Em declarações à imprensa local, Mondino assegurou que o presidente brasileiro será convidado para a posse. O próprio Milei afirmou que Lula seria bem recebido na Argentina.
— Se Lula quiser vir [à posse] será bem recebido — declarou o presidente eleito em entrevista a um canal de TV local, quando foi perguntado pela eventual presença do chefe de Estado brasileiro.
Na noite de domingo, quando foi confirmada a vitória de Milei com mais de 55% dos votos, Lula publicou uma mensagem nas redes sociais parabenizando a Argentina por uma eleição democrática, sem mencionar o nome do eleito.
Durante a campanha, Lula nunca escondeu sua preferência pelo peronista Sergio Massa, mas tampouco atacou diretamente Milei. Já o então candidato à Presidência argentino referiu-se a Lula como corrupto e comunista, em uma entrevista ao jornalista de TV peruano Jaime Bayly. O presidente brasileiro não reagiu, e, segundo fontes do Palácio do Planalto, não vai reagir a eventuais futuras bravatas do argentino, que se considera amigo pessoal de Bolsonaro.
Nos bastidores, os esforços diplomáticos buscam acalmar os ânimos dos dois lados, e garantir que a relação bilateral comece bem. A tensão com o presidente brasileiro é uma das frentes abertas por Milei durante a campanha, e representantes do governo brasileiro e da equipe de transição argentina pretendem virar uma página difícil para os dois países.
Existe preocupação entre empresários dos dois lados da fronteira. No próximo domingo, Scioli receberá em Brasília uma delegação da União Industrial Argentina (UIA), que viajará com o objetivo de conversar com o embaixador sobre o futuro da relação bilateral. A possibilidade de que Scioli permaneça no cargo é grande, e os empresários querem saber o que esperar para os próximos meses.
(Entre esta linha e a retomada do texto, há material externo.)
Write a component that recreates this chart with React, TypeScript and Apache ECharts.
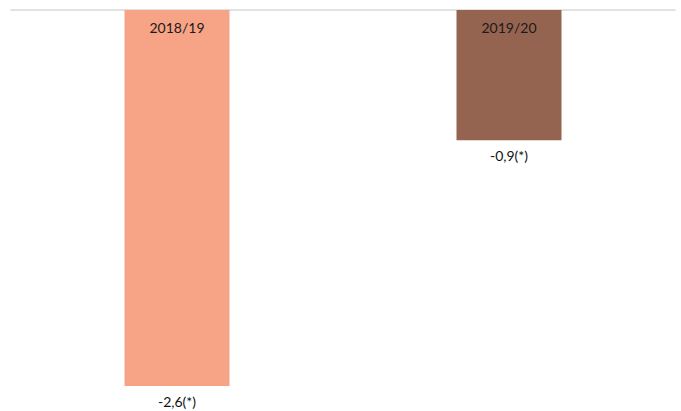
import React, { useEffect, useRef } from "react";
import * as echarts from "echarts";

const categories = ["2018/19", "2019/20"];
const values = [-2.6, -0.9];
const valueLabels = ["-2,6(*)", "-0,9(*)"];
const colors = ["#F7A386", "#946450"];

export default function App() {
  const ref = useRef<HTMLDivElement>(null);
  useEffect(() => {
    if (!ref.current) return;
    const chart = echarts.init(ref.current, null, { renderer: "svg" });
    const font = "Lato, 'DejaVu Sans', sans-serif";
    chart.setOption({
      animation: false,
      backgroundColor: "#ffffff",
      grid: { left: 11, top: 10, width: 664, height: 376, containLabel: false },
      xAxis: {
        type: "category",
        position: "top",
        data: categories,
        axisLine: { show: true, lineStyle: { color: "#d9d9d9", width: 1.5 } },
        axisTick: { show: false },
        axisLabel: { show: false },
        splitLine: { show: false },
      },
      yAxis: {
        type: "value",
        min: -2.6,
        max: 0,
        show: false,
        splitLine: { show: false },
      },
      series: [
        {
          type: "bar",
          barWidth: 105,
          data: values.map((v, i) => ({
            value: v,
            itemStyle: { color: colors[i] },
            label: { formatter: valueLabels[i] },
          })),
          label: {
            show: true,
            position: "bottom",
            distance: 8,
            color: "#111",
            fontSize: 14,
            fontFamily: font,
          },
        },
        {
          type: "bar",
          barWidth: 105,
          barGap: "-100%",
          z: 5,
          itemStyle: { color: "transparent" },
          data: values.map((v, i) => ({ value: v, label: { formatter: categories[i] } })),
          label: {
            show: true,
            position: "insideTop",
            distance: 10,
            color: "#1a1a1a",
            fontSize: 14,
            fontFamily: font,
          },
          silent: true,
        },
      ],
    });
    return () => chart.dispose();
  }, []);
  return (
    <div
      ref={ref}
      style={{ position: "fixed", left: 0, top: 0, width: 681, height: 411 }}
    />
  );
}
Nos contatos entre o embaixador Bitelli e Mondino, que o visitou durante a campanha, o diálogo tem sido cordial e nota-se boa vontade dos dois lados, comentaram fontes argentinas e brasileiras. Com um Milei claramente mais moderado — por enquanto —, o objetivo é desanuviar o ambiente e permitir que o vínculo bilateral, pilar do Mercosul, comece em bons termos, deixando rixas passadas para trás. Os dois países compartilham uma agenda abrangente, que inclui, entre outros temas, o acordo entre Mercosul e União Europeia (UE), com o qual Milei, disseram fontes de sua equipe, está de acordo.
Também houve contatos com a diplomacia argentina encarregada do cerimonial da posse, para conversar sobre os eventos que estão sendo organizados e avaliar eventuais riscos para o presidente brasileiro, caso decida viajar para Buenos Aires. Outras duas opções seriam que o Brasil fosse representando pelo vice-presidente, Geraldo Alckmin, ou pelo embaixador em Buenos Aires.